For high school students applying to the University of Chicago, the application's essay section may seem a little offbeat. Actually, it might be right on beat - a rock 'n' roll one.
This year's application to the school asks prospective students to come up with their best conspiracy theories surrounding Elvis Presley, explaining how the King is alive and well and could even be doing some shopping.
"Here in the Office of College Admissions, we are persuaded that current Elvis sightings in grocery stores and laundromats are part of a wider conspiracy involving five of the following: the metric system, the Mall of America, the crash of the Hindenburg, Heisenberg's uncertainty principle, lint, J.D. Salinger and wax fruit," the application reads.
The optional question asks applicants to "get to the bottom of this evil plot" in two pages or less.
About a third of applicants have answered the Elvis question, the admissions office reported. They passed over a "traditional" question about which factors comprise a neighborhood.

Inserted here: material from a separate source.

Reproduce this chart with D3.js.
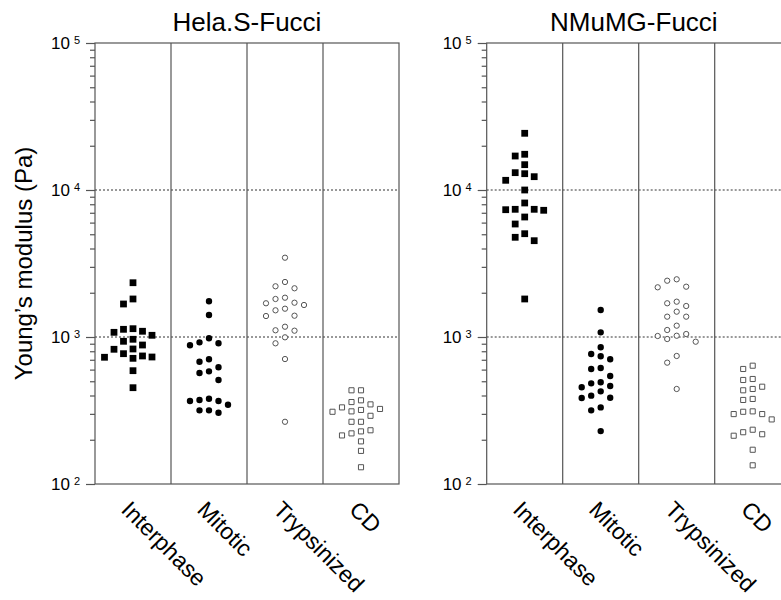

Responses to the Elvis question have been unique, said university officials.
"I think what happens is that they read the question and think, 'That's dumb,' but then it bugs them enough that they say, 'Those people, I'm going to show them!'" said Joseph Walsh, the academic adviser who wrote the question.
One student's response was in the form of a memo to President Clinton. She alleged in her essay that Presley is actually a scientist who faked his death so he could devote more time to working on physics theories.
The King, she explained, is developing a polymer coating that would prevent lint from forming on clothing.
What is more, he is "very angry that nothing has been done to incorporate the metric system into general use in America since President Ford signed the Metric Conversion Act in 1975," the applicant wrote.
Another applicant proposed that reclusive author Salinger is actually Jesse Aaron Presley, Elvis' fraternal twin presumed to have been born dead in 1935.
"Paranoid that his older twin's fame and overall 'phoniness' would distract from his artistic genius, Jesse changed his name to 'Jerome David Salinger' and since then has avoided public attention of all sorts," the student wrote.
Walsh said a surprising number of applicants have even expressed their Presley theories in verse.
At Chicago, off-the-wall application questions have become a tradition. Walsh said applicants tend to throw themselves into answering the unusual questions, whereas "traditional" types of prompts elicit more blasé replies.
"You see a real exuberance of doing a good job with this," he said. "If you ask, 'Tell us about the most meaningful moment of your life,' you don't get that exuberance."
One year, applicants were asked to write stories, incorporating their favorite country songs, about two people who met in the frozen food section of a supermarket.
At Chicago, a school with notoriously competitive admissions, the unusual essays help the admissions committee select the 1,000 incoming freshmen.
The university counts 69 Nobel Prize winners among its alumni, more than any other school, and the mean SAT score among Chicago students is between 1270 and 1480.
Walsh said the canny essay answers help the 10-member admissions committee gauge students' ingenuity. "It really does tell us something about a student," he said.
"If you're going to come here, you're going to really have to think it's fun, important and engaging to play with ideas."
But the reasons for including such a unique question in the application are not all academic, Walsh said.
The admissions committee, after all, has to sort through thousands of applications, so a little levity could go a long way.
"Nobody has more of an incentive to lighten this than the people who have to read through (the applications)," he said.